Problem description: All of the data should be repeated exactly; pictures are not part of the copy.

━━━━━━━━━━

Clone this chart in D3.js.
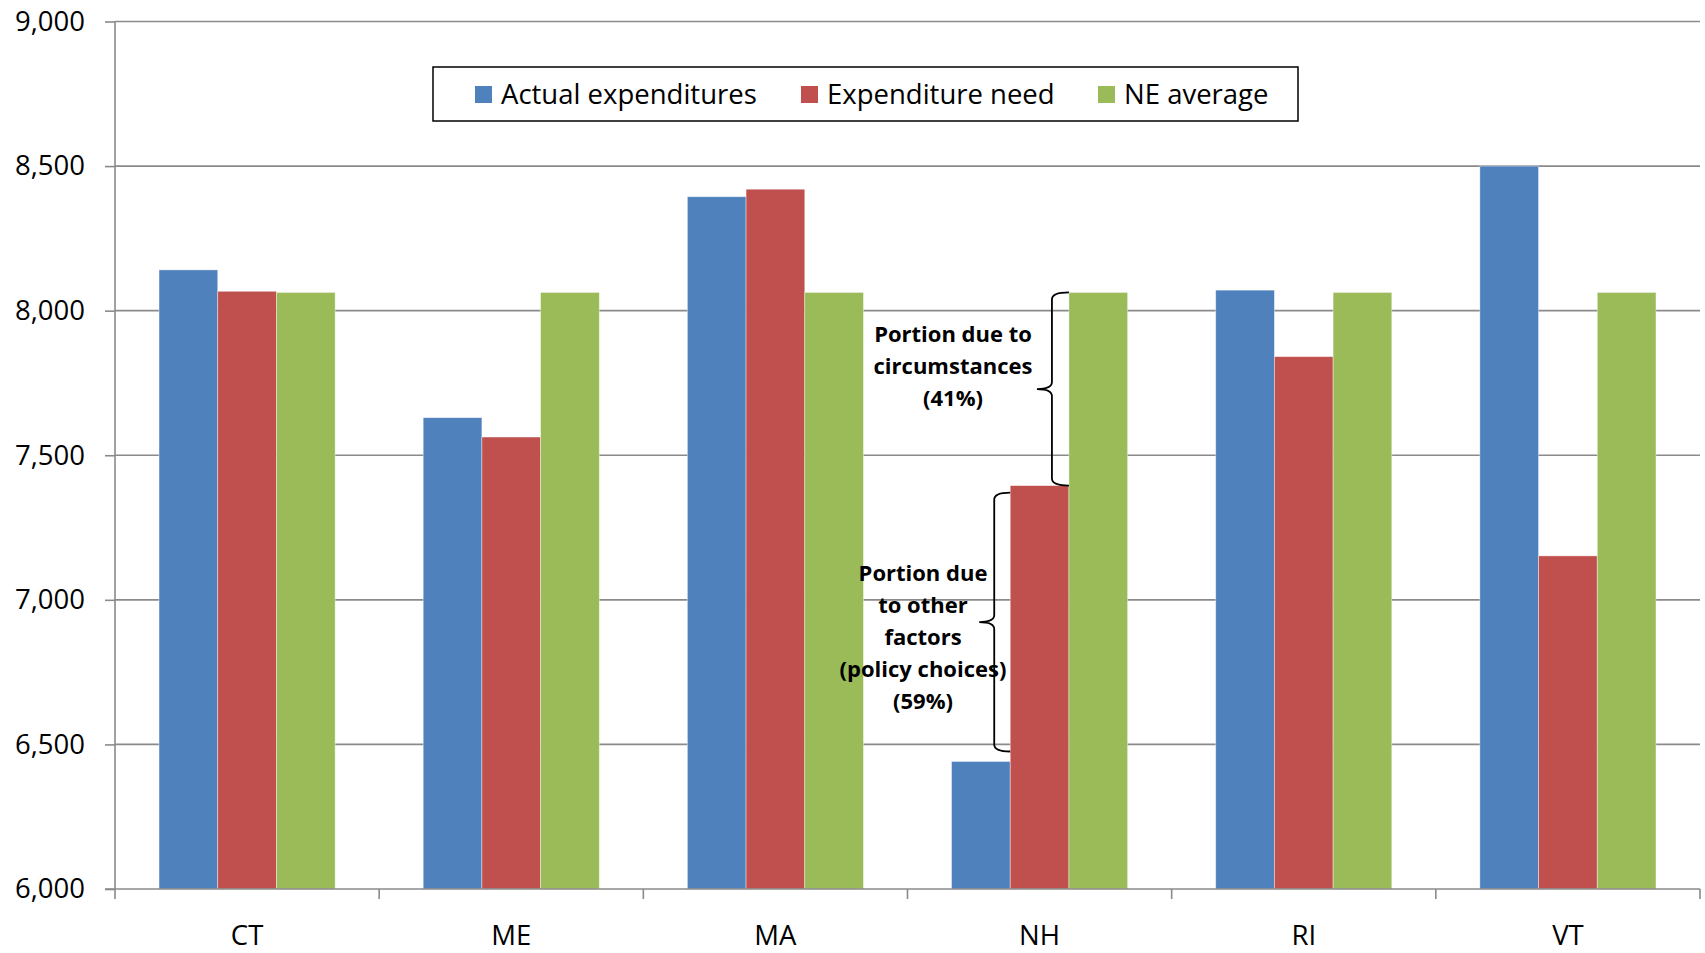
<!DOCTYPE html>
<html>
<head>
<meta charset="utf-8">
<script src="https://cdn.jsdelivr.net/npm/d3@7"></script>
<style>
  body { margin: 0; background: #fff; overflow: hidden; }
  svg { display: block; }
  svg text { font-family: "Open Sans", sans-serif; fill: #000; }
</style>
</head>
<body>
<div id="chart"></div>
<script>
// data
const states = ["CT", "ME", "MA", "NH", "RI", "VT"];
const seriesNames = ["Actual expenditures", "Expenditure need", "NE average"];
const actualExp = [8141, 7630, 8394, 6441, 8071, 8500];
const expNeed = [8067, 7563, 8420, 7395, 7841, 7152];
const neAverage = [8063, 8063, 8063, 8063, 8063, 8063];
const yTicks = [6000, 6500, 7000, 7500, 8000, 8500, 9000];
const colors = ["#4F81BD", "#C0504D", "#9BBB59"];

const W = 1705, H = 953;
const plotLeft = 115, plotRight = 1700, plotTop = 21.5, plotBottom = 889;

let svg = d3.select("#chart").append("svg")
    .attr("width", W)
    .attr("height", H);

let x0 = d3.scaleBand().domain(states).range([plotLeft, plotRight]).padding(0);
let bw = x0.bandwidth();
let x1 = d3.scaleBand().domain(seriesNames).range([bw / 6, bw * 5 / 6]).padding(0);
let y = d3.scaleLinear().domain([6000, 9000]).range([plotBottom, plotTop]);

//gridlines
svg.append("g").selectAll("line")
    .data(yTicks.slice(1))
    .join("line")
    .attr("x1", plotLeft).attr("x2", plotRight)
    .attr("y1", d => y(d)).attr("y2", d => y(d))
    .style("stroke", "#8a8a8a").style("stroke-width", 1.6);

//bars
let rows = states.map((s, i) => ({ state: s, vals: [actualExp[i], expNeed[i], neAverage[i]] }));
let groups = svg.append("g").selectAll("g")
    .data(rows)
    .join("g")
    .attr("transform", d => "translate(" + x0(d.state) + ",0)");

groups.selectAll("rect")
    .data(d => d.vals.map((v, j) => ({ name: seriesNames[j], v: v, j: j })))
    .join("rect")
    .attr("x", d => x1(d.name))
    .attr("width", x1.bandwidth())
    .attr("y", d => y(d.v))
    .attr("height", d => y(6000) - y(d.v))
    .style("fill", d => colors[d.j])
    .style("stroke", "rgba(255,255,255,0.5)")
    .style("stroke-width", 0.8);

//y axis
let yAxis = svg.append("g")
    .attr("transform", "translate(" + plotLeft + ",0)")
    .call(d3.axisLeft(y).tickValues(yTicks).tickSize(10).tickPadding(20).tickFormat(d3.format(",")));
yAxis.select(".domain").attr("d", "M0," + plotTop + "V" + plotBottom).style("stroke", "#8a8a8a").style("stroke-width", 1.6);
yAxis.selectAll(".tick line").style("stroke", "#8a8a8a").style("stroke-width", 1.6);
yAxis.selectAll(".tick text").attr("font-size", 27.5).style("font-family", "Open Sans");

//x axis
let xAxis = svg.append("g").attr("transform", "translate(0," + plotBottom + ")");
xAxis.append("line")
    .attr("x1", plotLeft - 10).attr("x2", plotRight)
    .style("stroke", "#8a8a8a").style("stroke-width", 1.6);
xAxis.selectAll("line.tk")
    .data(states.map(s => x0(s)).concat([plotRight]))
    .join("line")
    .attr("class", "tk")
    .attr("x1", d => d).attr("x2", d => d)
    .attr("y1", 0).attr("y2", 10)
    .style("stroke", "#8a8a8a").style("stroke-width", 1.6);
xAxis.selectAll("text")
    .data(states)
    .join("text")
    .attr("x", d => x0(d) + bw / 2)
    .attr("y", 56)
    .attr("text-anchor", "middle")
    .attr("font-size", 27.5)
    .text(d => d);

//legend
{
    let lg = svg.append("g");
    lg.append("rect")
        .attr("x", 433).attr("y", 67).attr("width", 865).attr("height", 54)
        .style("fill", "#fff").style("stroke", "#000").style("stroke-width", 1.5);
    let pos = [475, 801, 1098];
    seriesNames.forEach((n, i) => {
        lg.append("rect")
            .attr("x", pos[i]).attr("y", 86).attr("width", 17).attr("height", 17)
            .style("fill", colors[i]);
        lg.append("text")
            .attr("x", pos[i] + 26).attr("y", 104)
            .attr("font-size", 27.5)
            .text(n);
    });
}

//braces for NH
function Brace(g, xv, yTop, yBot, ext, tip) {
    let r = 7;
    let mid = (yTop + yBot) / 2;
    let p = "M" + (xv + ext) + "," + yTop +
        "Q" + xv + "," + yTop + " " + xv + "," + (yTop + r) +
        "L" + xv + "," + (mid - r) +
        "Q" + xv + "," + mid + " " + (xv - tip) + "," + mid +
        "Q" + xv + "," + mid + " " + xv + "," + (mid + r) +
        "L" + xv + "," + (yBot - r) +
        "Q" + xv + "," + yBot + " " + (xv + ext) + "," + yBot;
    g.append("path").attr("d", p).style("fill", "none").style("stroke", "#000").style("stroke-width", 1.8);
}

function Label(g, xc, yStart, lines) {
    let t = g.append("text")
        .attr("text-anchor", "middle")
        .attr("font-size", 22)
        .attr("font-weight", "bold");
    lines.forEach((l, i) => {
        t.append("tspan").attr("x", xc).attr("y", yStart + i * 32).text(l);
    });
}

{
    let i = states.indexOf("NH");
    let gx = x0("NH");
    let ann = svg.append("g");
    let xGreen = gx + x1("NE average");
    let xRed = gx + x1("Expenditure need");
    Brace(ann, xGreen - 17, y(neAverage[i]), y(expNeed[i]), 17, 15);
    Brace(ann, xRed - 16, y(expNeed[i]) + 7, y(actualExp[i]) - 10, 16, 15);
    Label(ann, 953, 342, ["Portion due to", "circumstances", "(41%)"]);
    Label(ann, 923, 581, ["Portion due", "to other", "factors", "(policy choices)", "(59%)"]);
}
</script>
</body>
</html>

━━━━━━━━━━

Final result:
Clone this chart in D3.js.
<!DOCTYPE html>
<html>
<head>
<meta charset="utf-8">
<script src="https://cdn.jsdelivr.net/npm/d3@7"></script>
<style>
  body { margin: 0; background: #fff; overflow: hidden; }
  svg { display: block; }
  svg text { font-family: "Open Sans", sans-serif; fill: #000; }
</style>
</head>
<body>
<div id="chart"></div>
<script>
// data
const states = ["CT", "ME", "MA", "NH", "RI", "VT"];
const seriesNames = ["Actual expenditures", "Expenditure need", "NE average"];
const actualExp = [8141, 7630, 8394, 6441, 8071, 8500];
const expNeed = [8067, 7563, 8420, 7395, 7841, 7152];
const neAverage = [8063, 8063, 8063, 8063, 8063, 8063];
const yTicks = [6000, 6500, 7000, 7500, 8000, 8500, 9000];
const colors = ["#4F81BD", "#C0504D", "#9BBB59"];

const W = 1705, H = 953;
const plotLeft = 115, plotRight = 1700, plotTop = 21.5, plotBottom = 889;

let svg = d3.select("#chart").append("svg")
    .attr("width", W)
    .attr("height", H);

let x0 = d3.scaleBand().domain(states).range([plotLeft, plotRight]).padding(0);
let bw = x0.bandwidth();
let x1 = d3.scaleBand().domain(seriesNames).range([bw / 6, bw * 5 / 6]).padding(0);
let y = d3.scaleLinear().domain([6000, 9000]).range([plotBottom, plotTop]);

//gridlines
svg.append("g").selectAll("line")
    .data(yTicks.slice(1))
    .join("line")
    .attr("x1", plotLeft).attr("x2", plotRight)
    .attr("y1", d => y(d)).attr("y2", d => y(d))
    .style("stroke", "#8a8a8a").style("stroke-width", 1.6);

//bars
let rows = states.map((s, i) => ({ state: s, vals: [actualExp[i], expNeed[i], neAverage[i]] }));
let groups = svg.append("g").selectAll("g")
    .data(rows)
    .join("g")
    .attr("transform", d => "translate(" + x0(d.state) + ",0)");

groups.selectAll("rect")
    .data(d => d.vals.map((v, j) => ({ name: seriesNames[j], v: v, j: j })))
    .join("rect")
    .attr("x", d => x1(d.name))
    .attr("width", x1.bandwidth())
    .attr("y", d => y(d.v))
    .attr("height", d => y(6000) - y(d.v))
    .style("fill", d => colors[d.j])
    .style("stroke", "rgba(255,255,255,0.5)")
    .style("stroke-width", 0.8);

//y axis
let yAxis = svg.append("g")
    .attr("transform", "translate(" + plotLeft + ",0)")
    .call(d3.axisLeft(y).tickValues(yTicks).tickSize(10).tickPadding(20).tickFormat(d3.format(",")));
yAxis.select(".domain").attr("d", "M0," + plotTop + "V" + plotBottom).style("stroke", "#8a8a8a").style("stroke-width", 1.6);
yAxis.selectAll(".tick line").style("stroke", "#8a8a8a").style("stroke-width", 1.6);
yAxis.selectAll(".tick text").attr("font-size", 27.5).style("font-family", "Open Sans");

//x axis
let xAxis = svg.append("g").attr("transform", "translate(0," + plotBottom + ")");
xAxis.append("line")
    .attr("x1", plotLeft - 10).attr("x2", plotRight)
    .style("stroke", "#8a8a8a").style("stroke-width", 1.6);
xAxis.selectAll("line.tk")
    .data(states.map(s => x0(s)).concat([plotRight]))
    .join("line")
    .attr("class", "tk")
    .attr("x1", d => d).attr("x2", d => d)
    .attr("y1", 0).attr("y2", 10)
    .style("stroke", "#8a8a8a").style("stroke-width", 1.6);
xAxis.selectAll("text")
    .data(states)
    .join("text")
    .attr("x", d => x0(d) + bw / 2)
    .attr("y", 56)
    .attr("text-anchor", "middle")
    .attr("font-size", 27.5)
    .text(d => d);

//legend
{
    let lg = svg.append("g");
    lg.append("rect")
        .attr("x", 433).attr("y", 67).attr("width", 865).attr("height", 54)
        .style("fill", "#fff").style("stroke", "#000").style("stroke-width", 1.5);
    let pos = [475, 801, 1098];
    seriesNames.forEach((n, i) => {
        lg.append("rect")
            .attr("x", pos[i]).attr("y", 86).attr("width", 17).attr("height", 17)
            .style("fill", colors[i]);
        lg.append("text")
            .attr("x", pos[i] + 26).attr("y", 104)
            .attr("font-size", 27.5)
            .text(n);
    });
}

//braces for NH
function Brace(g, xv, yTop, yBot, ext, tip) {
    let r = 7;
    let mid = (yTop + yBot) / 2;
    let p = "M" + (xv + ext) + "," + yTop +
        "Q" + xv + "," + yTop + " " + xv + "," + (yTop + r) +
        "L" + xv + "," + (mid - r) +
        "Q" + xv + "," + mid + " " + (xv - tip) + "," + mid +
        "Q" + xv + "," + mid + " " + xv + "," + (mid + r) +
        "L" + xv + "," + (yBot - r) +
        "Q" + xv + "," + yBot + " " + (xv + ext) + "," + yBot;
    g.append("path").attr("d", p).style("fill", "none").style("stroke", "#000").style("stroke-width", 1.8);
}

function Label(g, xc, yStart, lines) {
    let t = g.append("text")
        .attr("text-anchor", "middle")
        .attr("font-size", 22)
        .attr("font-weight", "bold");
    lines.forEach((l, i) => {
        t.append("tspan").attr("x", xc).attr("y", yStart + i * 32).text(l);
    });
}

{
    let i = states.indexOf("NH");
    let gx = x0("NH");
    let ann = svg.append("g");
    let xGreen = gx + x1("NE average");
    let xRed = gx + x1("Expenditure need");
    Brace(ann, xGreen - 17, y(neAverage[i]), y(expNeed[i]), 17, 15);
    Brace(ann, xRed - 16, y(expNeed[i]) + 7, y(actualExp[i]) - 10, 16, 15);
    Label(ann, 953, 342, ["Portion due to", "circumstances", "(41%)"]);
    Label(ann, 923, 581, ["Portion due", "to other", "factors", "(policy choices)", "(59%)"]);
}
</script>
</body>
</html>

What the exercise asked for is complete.